In their latest laboratory studies, the Hopkins scientists discovered that the prostaglandin PGD2 has a protective or harmful effect in the brain depending on where it docks on a brain cell’s surface. After brain cells experience the laboratory equivalent of a stroke, PDG2 can protect them from being killed if it binds to one docking point, or receptor, on the cells’ surface, but causes them to die in greater numbers if it binds to a second receptor instead, the researchers report. Prostaglandins are involved in a wide variety of bodily activities including relaxation and contraction of muscles and blood vessels, control of blood pressure and inflammation.

“PGD2 is the most-produced prostaglandin in the brain,” says Andreasson. “It trumps all of the rest. So we theorized that high levels are protective. But it was a surprise that it was so effective at protecting neurons.”
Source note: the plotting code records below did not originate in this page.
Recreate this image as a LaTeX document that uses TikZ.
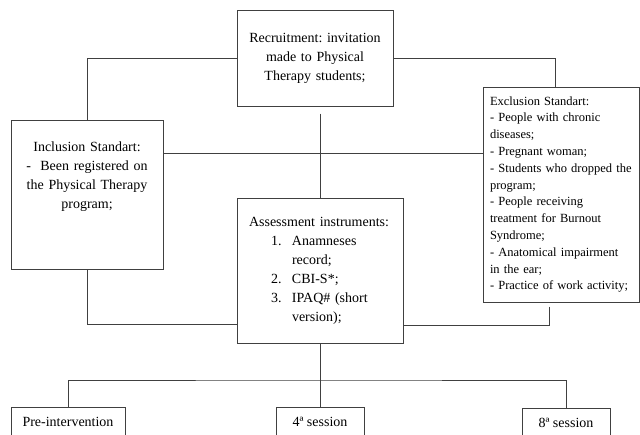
\documentclass[tikz,border=0pt]{standalone}
\usepackage{fontspec}
\setmainfont{Liberation Serif}
\frenchspacing
\tikzset{
  box/.style={draw=black!75, line width=1pt, align=center, font=\fontsize{14}{19}\selectfont},
  link/.style={draw=black!75, line width=1pt},
}
\begin{document}
\begin{tikzpicture}[x=1pt,y=-1pt]
    %% NOTE: page frame
    \clip (0,0) rectangle (640,434);
    %% boxes
    \node[box, minimum width=156pt, minimum height=96pt, text width=142pt] (recr) at (315,58)
        {Recruitment: invitation\\ made to Physical\\ Therapy students;};
    \node[box, minimum width=152pt, minimum height=149pt, text width=138pt] (incl) at (87,194.5)
        {Inclusion Standart:\\ -\ \ Been registered on\\ the Physical Therapy\\ program;\\ \mbox{}\\ \mbox{}};
    \node[box, align=left, minimum width=156pt, minimum height=215pt, text width=142pt, inner xsep=7pt,
        font=\fontsize{12.5}{16.8}\selectfont] (excl) at (561,194.5)
        {Exclusion Standart:\\ - People with chronic\\ diseases;\\ - Pregnant woman;\\
         - Students who dropped the\\ program;\\ - People receiving\\ treatment for Burnout\\
         Syndrome;\\ - Anatomical impairment\\ in the ear;\\ - Practice of work activity;};
    \node[box, align=left, minimum width=166pt, minimum height=145pt, text width=142pt, inner xsep=12pt] (assess) at (320,270.5)
        {Assessment instruments:\\
         \hspace*{22pt}\makebox[21pt][l]{1.}Anamneses\\ \hspace*{43pt}record;\\
         \hspace*{22pt}\makebox[21pt][l]{2.}CBI-S*;\\
         \hspace*{22pt}\makebox[21pt][l]{3.}IPAQ\# (short\\ \hspace*{43pt}version);};
    \node[box, minimum width=114pt, minimum height=30pt] (pre) at (68,422) {Pre-intervention};
    \node[box, minimum width=88pt, minimum height=30pt] (sfour) at (320,422) {4ª session};
    \node[box, minimum width=88pt, minimum height=30pt] (seight) at (566,423) {8ª session};
    %% connectors
    \draw[link] (recr.west) -| (incl.north);
    \draw[link] (recr.east) -| ([xshift=-6pt]excl.north);
    \draw[link] ([yshift=41.5pt]incl.east) -- ([yshift=41.5pt]excl.west);
    \draw[link, shorten <=7pt] (assess.north |- recr.south) -- (assess.north);
    \draw[link] (incl.south) |- ([yshift=19pt]assess.south west);
    \draw[link, shorten <=4pt] ([xshift=-12pt]excl.south) |- ([yshift=18pt]assess.south east);
    %% sessions
    \coordinate (split) at (320,380);
    \draw[link] (assess.south) -- (split);
    \draw[link] (pre.north) |- (split) -| (seight.north);
    \draw[link] (split) -- (sfour.north);
\end{tikzpicture}
\end{document}
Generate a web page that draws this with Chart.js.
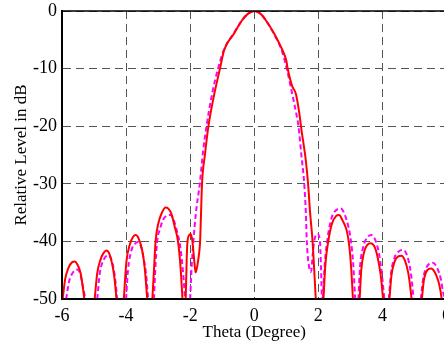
<!DOCTYPE html>
<html>
<head>
<meta charset="utf-8">
<script src="https://cdn.jsdelivr.net/npm/chart.js@4/dist/chart.umd.min.js"></script>
<style>
  html, body { margin: 0; padding: 0; background: #fff; overflow: hidden; }
  #wrap { position: relative; width: 457px; height: 343px; }
</style>
</head>
<body>
<div id="wrap"><canvas id="beamChart"></canvas></div>
<script>
// red solid pattern (null = break between lobes)
const thetaRed = [
  -5.98, -5.90, -5.80, -5.68, -5.61, -5.52, -5.42, -5.30,
  -5.15,
  -4.98, -4.90, -4.80, -4.70, -4.61, -4.52, -4.43, -4.36, -4.30,
  -4.18,
  -4.07, -3.99, -3.88, -3.78, -3.70, -3.60, -3.50, -3.42, -3.34,
  -3.26,
  -3.18, -3.13, -3.08, -3.00, -2.88, -2.77, -2.68, -2.58, -2.48, -2.38, -2.30, -2.24,
  -2.19,
  -2.14, -2.09, -2.03, -1.98, -1.93, -1.87, -1.83, -1.77, -1.72, -1.69, -1.66, -1.63, -1.54, -1.43, -1.25, -1.07, -0.94, -0.63, -0.38, -0.20, 0,
  0.20, 0.36, 0.62, 0.88, 1.00, 1.04, 1.18, 1.30, 1.40, 1.47, 1.61, 1.68, 1.74, 1.82, 1.92,
  2.04,
  2.16, 2.22, 2.31, 2.42, 2.55, 2.65, 2.75, 2.88, 2.96, 3.03, 3.08,
  3.18,
  3.29, 3.34, 3.42, 3.53, 3.63, 3.76, 3.86, 3.95, 4.02,
  4.12,
  4.22, 4.28, 4.38, 4.50, 4.59, 4.70, 4.80, 4.86, 4.91,
  5.06,
  5.23, 5.30, 5.40, 5.52, 5.63, 5.74, 5.81, 5.85
];
const levelRed = [
  -50, -46.5, -44.6, -43.6, -43.5, -44.0, -45.5, -50,
  null,
  -50, -45.5, -43.2, -42.0, -41.6, -42.2, -44.0, -46.5, -50,
  null,
  -50, -43.5, -40.5, -39.2, -38.9, -39.6, -41.5, -44.5, -50,
  null,
  -50, -45, -40, -37.0, -35.0, -34.1, -34.3, -35.3, -37.5, -40, -44.5, -50,
  null,
  -50, -40.5, -38.9, -38.7, -40, -43.5, -45.4, -44, -42, -40, -35, -30, -25, -20, -14.5, -10, -6.8, -3.9, -1.6, -0.5, 0,
  -0.5, -1.6, -3.9, -6.8, -8.6, -9.9, -13, -14.4, -17.5, -20.5, -26, -30, -34.8, -40, -50,
  null,
  -50, -44, -40, -37, -35.6, -35.4, -36.3, -38.0, -40.5, -45, -50,
  null,
  -50, -45, -42, -40.6, -40.3, -41, -43, -46, -50,
  null,
  -50, -46, -43.5, -42.6, -42.5, -43.3, -45.3, -47.5, -50,
  null,
  -50, -46.5, -45, -44.7, -45.3, -46.8, -48.5, -50
];

// magenta dashed pattern
const thetaMag = [
  -5.87, -5.78, -5.66, -5.53, -5.44, -5.36, -5.27,
  -5.10,
  -4.90, -4.82, -4.70, -4.56, -4.47, -4.38, -4.32, -4.28,
  -4.14,
  -4.00, -3.94, -3.83, -3.72, -3.63, -3.54, -3.45, -3.37, -3.31,
  -3.22,
  -3.13, -3.08, -3.03, -2.94, -2.84, -2.72, -2.61, -2.50, -2.40, -2.32, -2.22, -2.16,
  -2.08,
  -2.00, -1.95, -1.90, -1.82, -1.70, -1.60, -1.49, -1.32, -1.13, -0.95, -0.64, -0.38, -0.20, 0,
  0.20, 0.36, 0.62, 0.86, 1.01, 1.17, 1.30, 1.38, 1.47, 1.56, 1.61, 1.64, 1.70, 1.77, 1.83, 1.87, 1.97, 2.05, 2.08, 2.11,
  2.125,
  2.14, 2.20, 2.30, 2.42, 2.55, 2.70, 2.82, 2.94, 3.02, 3.09, 3.15,
  3.20,
  3.25, 3.30, 3.40, 3.53, 3.66, 3.78, 3.89, 3.98, 4.06,
  4.13,
  4.20, 4.27, 4.38, 4.52, 4.65, 4.76, 4.86, 4.93, 4.97,
  5.08,
  5.20, 5.27, 5.38, 5.57, 5.70, 5.82, 5.90, 5.95
];
const levelMag = [
  -50, -47, -45.4, -44.9, -45.5, -47.5, -50,
  null,
  -50, -45.5, -43.2, -42.4, -43.0, -45.0, -47.5, -50,
  null,
  -50, -45, -41.5, -40.4, -40.1, -40.8, -43, -46, -50,
  null,
  -50, -44, -40, -37.8, -36.2, -35.5, -35.4, -36.5, -38.5, -40.5, -45.5, -50,
  null,
  -50, -44, -40, -35, -30, -24.5, -20, -14.5, -10, -6.8, -3.9, -1.6, -0.5, 0,
  -0.5, -1.6, -4.0, -6.9, -9.9, -14, -17.5, -20, -25, -30, -35, -40, -44, -45.3, -42, -40, -38.7, -40, -44, -50,
  null,
  -50, -44, -39, -35.8, -34.6, -34.3, -35.3, -37.5, -40, -44, -50,
  null,
  -50, -44.5, -41, -39.3, -38.9, -39.8, -42, -45.5, -50,
  null,
  -50, -45.5, -42.8, -41.7, -41.5, -42.3, -44.5, -47.5, -50,
  null,
  -50, -46.5, -44.5, -43.7, -44.5, -46.5, -49, -50
];

function toPoints(xs, ys) {
  return xs.map((x, i) => ({ x: x, y: ys[i] }));
}

// black frame round the plot area (matlab style box)
const boxFrame = {
  id: 'boxFrame',
  afterDraw(chart) {
    const a = chart.chartArea;
    const ctx = chart.ctx;
    ctx.save();
    ctx.strokeStyle = '#000';
    ctx.lineWidth = 1.5;
    ctx.strokeRect(a.left, a.top, a.right - a.left, a.bottom - a.top);
    ctx.restore();
  }
};

const serif = 'Liberation Serif, Times New Roman, serif';
const ctx = document.getElementById('beamChart').getContext('2d');

new Chart(ctx, {
  type: 'line',
  data: {
    datasets: [
      {
        label: 'red',
        data: toPoints(thetaRed, levelRed),
        borderColor: '#ff0000',
        borderWidth: 2,
        pointRadius: 0,
        cubicInterpolationMode: 'monotone',
        spanGaps: false
      },
      {
        label: 'magenta',
        data: toPoints(thetaMag, levelMag),
        borderColor: '#ff00ff',
        borderWidth: 2,
        borderDash: [5, 3],
        pointRadius: 0,
        cubicInterpolationMode: 'monotone',
        spanGaps: false
      }
    ]
  },
  options: {
    responsive: true,
    maintainAspectRatio: false,
    animation: false,
    layout: { padding: { top: 11, left: 0, right: 0, bottom: 0 } },
    plugins: {
      legend: { display: false },
      tooltip: { enabled: false }
    },
    scales: {
      x: {
        type: 'linear',
        min: -6,
        max: 6,
        ticks: {
          stepSize: 2,
          color: '#000',
          padding: 6,
          font: { family: serif, size: 18 }
        },
        grid: { color: '#555', lineWidth: 1, drawTicks: false },
        border: { color: '#000', width: 2, dash: [8, 5] },
        title: {
          display: true,
          text: 'Theta (Degree)',
          color: '#000',
          padding: { top: 0, bottom: 0 },
          font: { family: serif, size: 17 }
        },
        afterFit(scale) { scale.height = 44; }
      },
      y: {
        min: -50,
        max: 0,
        ticks: {
          stepSize: 10,
          color: '#000',
          padding: 5,
          font: { family: serif, size: 18, lineHeight: 0.6 }
        },
        grid: { color: '#555', lineWidth: 1, drawTicks: false },
        border: { color: '#000', width: 2, dash: [8, 5] },
        title: {
          display: true,
          text: 'Relative Level in dB',
          color: '#000',
          padding: { top: 11, bottom: 0 },
          font: { family: serif, size: 17 }
        },
        afterFit(scale) { scale.width = 62; }
      }
    }
  },
  plugins: [boxFrame]
});
</script>
</body>
</html>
Because the Hopkins team found that PGD2’s positive effects generally outweigh its negative ones, the group speculates that PGD2 may provide a potential target for medicines to combat conditions involving brain damage, including stroke, Parkinson’s disease and Alzheimer’s disease.

In these neurologic diseases, nerve cell death is thought to be carried out in part by a huge release of glutamate, an important signaling molecule in the brain. In their experiments with brain cells and brain tissue from rats, the Hopkins researchers used glutamate to simulate the aftereffects of a stroke. After strokes and other injuries to the brain, levels of glutamate rise, triggering a number of chemical reactions, including an increase in COX-2 production and prostaglandin production. Increased COX-2 activity then leads to further neuron death.

The new findings come in the wake of two previous studies Andreasson has worked on, each finding unexpected protective roles for another prostaglandin produced by COX-2. In one, a different prostaglandin (PGE2) prevented brain cells from dying after a stroke. In the other, mice lacking a docking point for the PGE2 experienced strokes far more severe than normal animals.

Andreasson is now trying to determine if these prostaglandins have a similar protective effect in mouse models of Lou Gehrig’s disease, in which excessive glutamate is believed to damage neurons, and will begin work to see if the beneficial side of PGD2 activity can outweigh its toxic activity.